Amnesty International Report 2015/16 - The State of the World's Human Rights - Libya

The armed conflict continued. Forces affiliated to two rival governments, as well as armed groups, committed war crimes and other violations of international humanitarian law and human rights abuses with impunity. Rights to freedom of expression, association and assembly were severely restricted. Detention without trial persisted; torture and other ill-treatment was common. Women, migrants and refugees faced discrimination and abuses. The death penalty remained in force; several former senior officials were sentenced to death after a deeply flawed trial.

Background

Two rival governments and parliaments claimed legitimacy and fought for control, each supported by loose coalitions of armed groups and forces over which they did not exercise effective control; armed groups exploited the absence of central authority to consolidate their power. Operation Dignity, comprising Libyan National Army battalions, tribal militias and volunteers, supported the government and House of Representatives (HOR) based in Tobruk and al-Bayda. The Tobruk and al-Bayda-based administration was the internationally recognized government until the adoption of the Libyan Political Agreement in December (see below). Libya Dawn, a coalition of militias from cities and towns in western Libya, backed the Tripoli-based self-declared National Salvation Government (NSG) and General National Congress (GNC). Military blocks fragmented throughout the year contributing to the chaotic situation.

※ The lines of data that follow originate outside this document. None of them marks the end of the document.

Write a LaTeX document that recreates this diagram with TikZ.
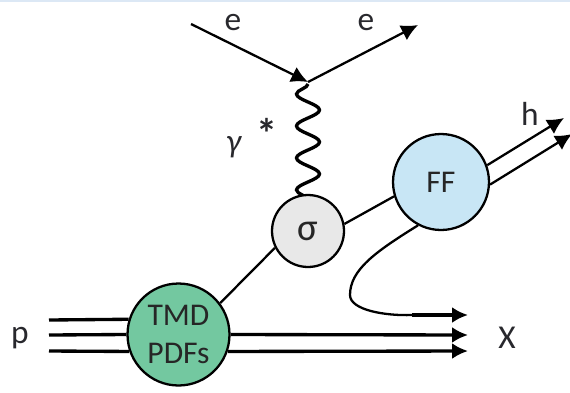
\documentclass[tikz,border=0pt]{standalone}
\usepackage{fontspec}
\setmainfont{Carlito}
\usetikzlibrary{arrows.meta,decorations.pathmorphing}
\definecolor{tmdgreen}{RGB}{115,200,160}
\definecolor{ffblue}{RGB}{200,230,245}
\definecolor{sigmagray}{RGB}{232,232,232}
\definecolor{bandblue}{RGB}{220,232,245}
\definecolor{labelgray}{RGB}{40,40,45}
\tikzset{
  blob/.style={circle,draw,line width=1.3pt,inner sep=0pt,align=center,text=black!85},
  lep/.style={line width=1.3pt,-{Latex[length=9.5pt,width=9.5pt]}},
  prt/.style={line width=1.9pt,-{Latex[length=9pt,width=9pt]}},
  spect/.style={line width=1.9pt},
  lbl/.style={text=labelgray,font=\fontsize{19}{19}\selectfont,inner sep=0pt},
}
\begin{document}
\begin{tikzpicture}[x=0.02cm,y=-0.02cm]
  \useasboundingbox (0,0) rectangle (570,392);
  \fill[bandblue] (0,0) rectangle (570,2);
  % electrons
  \coordinate (ein) at (191,24);
  \coordinate (eout) at (418,25);
  \coordinate (vtx) at (308,82);
  \coordinate (gam) at (308,84);
  \coordinate (gamend) at (308,213);
  \draw[lep] (ein) -- (vtx);
  \draw[lep] (vtx) -- (eout);
  % runs on under the sigma blob
  \draw[line width=1.9pt,decorate,decoration={snake,mirror,segment length=0.64cm,amplitude=0.23cm,post length=0pt}] (gam) -- (gamend);
  % blobs
  \node[blob,fill=tmdgreen,minimum size=2.04cm,font=\fontsize{18}{22}\selectfont] (tmd) at (178.5,334.5) {TMD\\PDFs};
  \node[blob,fill=sigmagray,minimum size=1.44cm,font=\fontsize{22}{22}\selectfont] (sig) at (308,231) {σ};
  \node[blob,fill=ffblue,minimum size=1.92cm,font=\fontsize{18}{18}\selectfont] (ff) at (441,182) {FF};
  % quark lines
  \draw[line width=1.3pt] (tmd.37) -- (sig.207);
  \draw[line width=1.3pt] (sig.11) -- (ff.197);
  \coordinate (ha) at (564,118);
  \coordinate (hb) at (572,134);
  \draw[lep] (ff.20) -- (ha);
  \draw[lep] (ff.-3) -- (hb);
  % proton and remnants
  \coordinate (pa) at (49,320);
  \coordinate (pb) at (49,335);
  \coordinate (pc) at (49,351);
  \coordinate (xa) at (468,315);
  \coordinate (xb) at (468,335);
  \coordinate (xc) at (468,351);
  \draw[spect] (pa) -- (tmd.163);
  \draw[spect] (pb) -- (tmd.180);
  \draw[spect] (pc) -- (tmd.199);
  \draw[prt] (tmd.0) -- (xb);
  \draw[prt] (tmd.-19) -- (xc);
  \draw[line width=1.3pt] (ff.-118) .. controls (375,252) and (350,270) .. (350,295)
    .. controls (350,310) and (385,316) .. (412,315);
  \draw[prt] (412,315) -- (xa);
  % labels
  \node[lbl] (le1) at (233,23) {e};
  \node[lbl] (le2) at (366,23) {e};
  \node[lbl] (lh) at (530,114) {h};
  \node[lbl] (lg) at (234,147) {\textit{γ}};
  \node[lbl,font=\fontsize{24}{24}\bfseries] (ls) at (267,133) {*};
  \node[lbl] (lp) at (20,338) {p};
  \node[lbl] (lx) at (507,338) {X};
\end{tikzpicture}
\end{document}
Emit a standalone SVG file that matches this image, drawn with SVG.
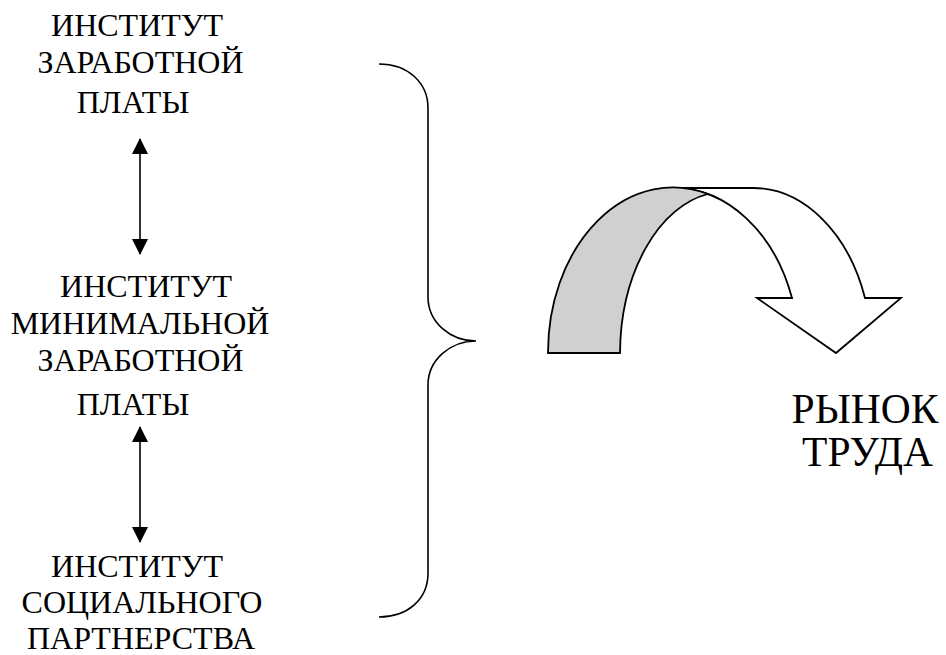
<svg xmlns="http://www.w3.org/2000/svg" width="946" height="655" viewBox="0 0 946 655">
  <style>
    .lbl { font-family: "Liberation Serif", "Times New Roman", serif; font-size: 32px; fill: #000; text-anchor: middle; }
    .big { font-family: "Liberation Serif", "Times New Roman", serif; font-size: 41.5px; fill: #000; text-anchor: middle; }
    .line { stroke: #000; stroke-width: 1.6; fill: none; }
    .shape { stroke: #000; stroke-width: 1.8; stroke-linejoin: miter; }
  </style>
  <defs>
    <marker id="head" viewBox="0 0 16 16" refX="15" refY="8" markerWidth="16" markerHeight="16" markerUnits="userSpaceOnUse" orient="auto-start-reverse">
      <path d="M0,0 L16,8 L0,16 Z" fill="#000"/>
    </marker>
  </defs>
  <rect width="946" height="655" fill="#fff"/>

  <g id="wage-institute">
    <text class="lbl" x="137" y="36">ИНСТИТУТ</text>
    <text class="lbl" x="140.5" y="73">ЗАРАБОТНОЙ</text>
    <text class="lbl" x="133" y="113">ПЛАТЫ</text>
  </g>

  <g id="min-wage-institute">
    <text class="lbl" x="146" y="297">ИНСТИТУТ</text>
    <text class="lbl" x="140" y="334">МИНИМАЛЬНОЙ</text>
    <text class="lbl" x="140.5" y="371">ЗАРАБОТНОЙ</text>
    <text class="lbl" x="133" y="415">ПЛАТЫ</text>
  </g>

  <g id="partnership-institute">
    <text class="lbl" x="137" y="577">ИНСТИТУТ</text>
    <text class="lbl" x="142" y="613">СОЦИАЛЬНОГО</text>
    <text class="lbl" x="141" y="649">ПАРТНЕРСТВА</text>
  </g>

  <g id="labour-market">
    <text class="big" x="865" y="423">РЫНОК</text>
    <text class="big" x="867.5" y="466">ТРУДА</text>
  </g>

  <g id="connectors">
    <line class="line" x1="140" y1="139" x2="140" y2="254" marker-start="url(#head)" marker-end="url(#head)"/>
    <line class="line" x1="140" y1="427" x2="140" y2="542" marker-start="url(#head)" marker-end="url(#head)"/>
    <!-- curly brace grouping the three institutes -->
    <path class="line" d="M379,64 C407,64 428,82 428,108 V297 C428,322 450,341 476,341 C450,341 428,360 428,385 V573 C428,600 407,617 379,617"/>
  </g>

  <g id="curved-arrow">
    <!-- front band with arrowhead -->
    <path class="shape" fill="#fff" d="M673,188 L753,188 A119,165 0 0 1 865,298 L901,298 L836,353 L757,298 L792,298 A125,165 0 0 0 673,188 Z"/>
    <!-- shaded back band -->
    <path class="shape" fill="#d0d0d0" d="M548,353 L620,353 A105,163 0 0 1 708,194 A125,165 0 0 0 548,353 Z"/>
  </g>
</svg>
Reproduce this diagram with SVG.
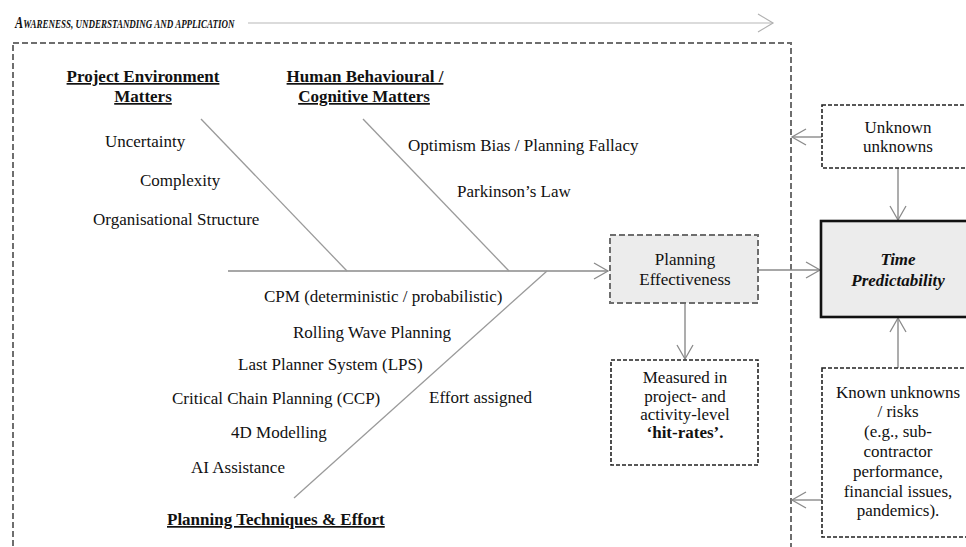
<svg xmlns="http://www.w3.org/2000/svg" width="966" height="547" viewBox="0 0 966 547">
<style>
text{font-family:"Liberation Serif","Times New Roman",serif;font-size:17px;fill:#111}
.c{text-anchor:middle}
.h{font-weight:bold;text-decoration:underline}
.bi{font-weight:bold;font-style:italic}
.conn{stroke:#8a8a8a;stroke-width:1.4;fill:none}
.bone{stroke:#9a9a9a;stroke-width:1.3;fill:none}
.box{fill:#fff;stroke:#222;stroke-width:1.6;stroke-dasharray:4 2}
</style>
<defs>
<marker id="ah" markerUnits="userSpaceOnUse" markerWidth="18" markerHeight="20" refX="15" refY="9" orient="auto">
<path d="M1,1 L15,9 L1,17" fill="none" stroke="#8a8a8a" stroke-width="1.3"/>
</marker>
<marker id="ahl" markerUnits="userSpaceOnUse" markerWidth="18" markerHeight="22" refX="16" refY="10" orient="auto">
<path d="M1,1 L16,10 L1,19" fill="none" stroke="#b0b0b0" stroke-width="1.2"/>
</marker>
</defs>
<rect width="966" height="547" fill="#fff"/>

<g id="title">
<text transform="translate(15,28) scale(0.72,1)" class="bi"><tspan font-size="17">A</tspan><tspan font-size="12.5">WARENESS, UNDERSTANDING AND APPLICATION</tspan></text>
</g>

<g id="frame">
<rect x="13" y="43" width="778" height="540" fill="none" stroke="#6e6e6e" stroke-width="2" stroke-dasharray="6 3"/>
</g>

<g id="connectors">
<line x1="248" y1="23" x2="773" y2="23" stroke="#b8b8b8" stroke-width="1.2" marker-end="url(#ahl)"/>
<line x1="228" y1="271" x2="608" y2="271" class="conn" marker-end="url(#ah)"/>
<line x1="201" y1="119" x2="347" y2="271" class="bone"/>
<line x1="363" y1="119" x2="509" y2="271" class="bone"/>
<line x1="547" y1="271" x2="294" y2="498" class="bone"/>
<line x1="758" y1="270" x2="820" y2="270" class="conn" marker-end="url(#ah)"/>
<line x1="685" y1="303" x2="685" y2="359" class="conn" marker-end="url(#ah)"/>
<line x1="822" y1="137" x2="792" y2="137" class="conn" marker-end="url(#ah)"/>
<line x1="898" y1="168" x2="898" y2="220" class="conn" marker-end="url(#ah)"/>
<line x1="898" y1="368" x2="898" y2="318" class="conn" marker-end="url(#ah)"/>
<line x1="822" y1="500" x2="792" y2="500" class="conn" marker-end="url(#ah)"/>
</g>

<g id="project-environment">
<text x="143" y="82" class="h c">Project Environment</text>
<text x="143" y="102" class="h c">Matters</text>
<text x="105" y="147">Uncertainty</text>
<text x="140" y="186">Complexity</text>
<text x="93" y="225">Organisational Structure</text>
</g>

<g id="human-behavioural">
<text x="365" y="82" class="h c">Human Behavioural /</text>
<text x="364" y="102" class="h c">Cognitive Matters</text>
<text x="408" y="151">Optimism Bias / Planning Fallacy</text>
<text x="457" y="197">Parkinson’s Law</text>
</g>

<g id="planning-techniques">
<text x="264" y="302">CPM (deterministic / probabilistic)</text>
<text x="293" y="338">Rolling Wave Planning</text>
<text x="238" y="370">Last Planner System (LPS)</text>
<text x="172" y="404">Critical Chain Planning (CCP)</text>
<text x="429" y="403">Effort assigned</text>
<text x="231" y="438">4D Modelling</text>
<text x="191" y="473">AI Assistance</text>
<text x="167" y="525" class="h">Planning Techniques &amp; Effort</text>
</g>

<g id="planning-effectiveness">
<rect x="610" y="235" width="148" height="68" fill="#ececec" stroke="#6e6e6e" stroke-width="2" stroke-dasharray="6 3"/>
<text x="685" y="265" class="c">Planning</text>
<text x="685" y="285" class="c">Effectiveness</text>
</g>

<g id="measured">
<rect x="611" y="360" width="147" height="105" class="box"/>
<text x="685" y="383" class="c">Measured in</text>
<text x="685" y="402" class="c">project- and</text>
<text x="685" y="420" class="c">activity-level</text>
<text x="685" y="438" class="c" font-weight="bold">‘hit-rates’.</text>
</g>

<g id="unknown-unknowns">
<rect x="822" y="105" width="160" height="63" class="box"/>
<text x="898" y="133" class="c">Unknown</text>
<text x="898" y="152" class="c">unknowns</text>
</g>

<g id="time-predictability">
<rect x="821" y="221" width="160" height="96" fill="#ececec" stroke="#111" stroke-width="2.6"/>
<text x="898" y="265" class="c bi">Time</text>
<text x="898" y="286" class="c bi">Predictability</text>
</g>

<g id="known-unknowns">
<rect x="822" y="368" width="160" height="169" class="box"/>
<text x="898" y="398" class="c">Known unknowns</text>
<text x="898" y="417" class="c">/ risks</text>
<text x="898" y="437" class="c">(e.g., sub-</text>
<text x="898" y="457" class="c">contractor</text>
<text x="898" y="477" class="c">performance,</text>
<text x="898" y="497" class="c">financial issues,</text>
<text x="898" y="516" class="c">pandemics).</text>
</g>
</svg>
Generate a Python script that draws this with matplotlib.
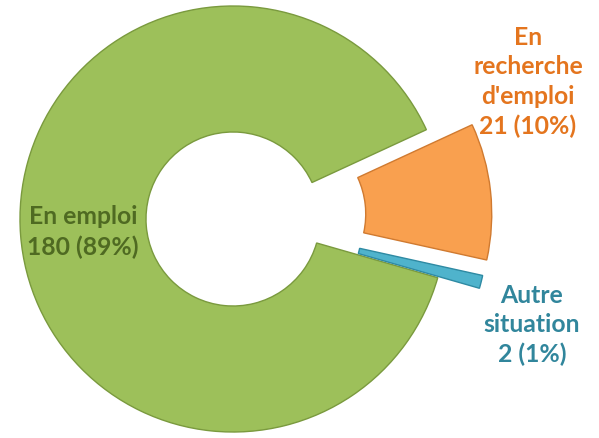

In October, the HOR extended its mandate by amending the constitutional declaration. Both parliaments adopted new laws but it remained unclear to what extent they were enforced.

Most fighting between Libya Dawn and Operation Dignity forces occurred along Libya’s western coast and in the Nafousa Mountains. Local ceasefires contributed to reduced fighting, prisoner exchanges and releases in western Libya. In the east, fighting between Operation Dignity and the Shura Council of Benghazi Revolutionaries, a coalition of Islamist armed groups including Ansar al-Shari’a, caused civilian casualties and extensive damage in Benghazi, and trapped civilians without access to humanitarian aid.

Elsewhere, armed groups pursuing their own ideological, regional, tribal, economic and ethnic agendas fought for control. In August, the armed group Islamic State (IS) consolidated its control of the city of Sirte and surrounding coastal areas. IS forces were also present in the cities of Benghazi, Sabratha and Derna, although they lost control of Derna in June after clashes with the Shura Council of Mujahidin in Derna, an apparently al-Qa’ida-affiliated coalition of armed groups.

In December, following 14 months of negotiations facilitated by the United Nations Support Mission in Libya (UNSMIL), members of the political dialogue including members of rival parliaments signed the Libyan Political Agreement to end the violence and form a “Government of National Accord” consisting of a Presidency Council and Cabinet. Despite being unanimously endorsed by the UN Security Council, the agreement did not cease hostilities and was opposed by the heads of rival parliaments who sought to reach a separate deal, highlighting rifts within the political blocks.

In October, the Constitution Drafting Assembly issued the first draft of a new Constitution which included key human rights provisions but failed to comply with Libya’s international human rights obligations relating to freedom of expression, non-discrimination and the right to life.

In February, the HOR repealed Law 13/2013 on Political and Administrative Isolation that had barred officials from the previous administration of Mu’ammar al-Gaddafi from holding positions of responsibility within public institutions.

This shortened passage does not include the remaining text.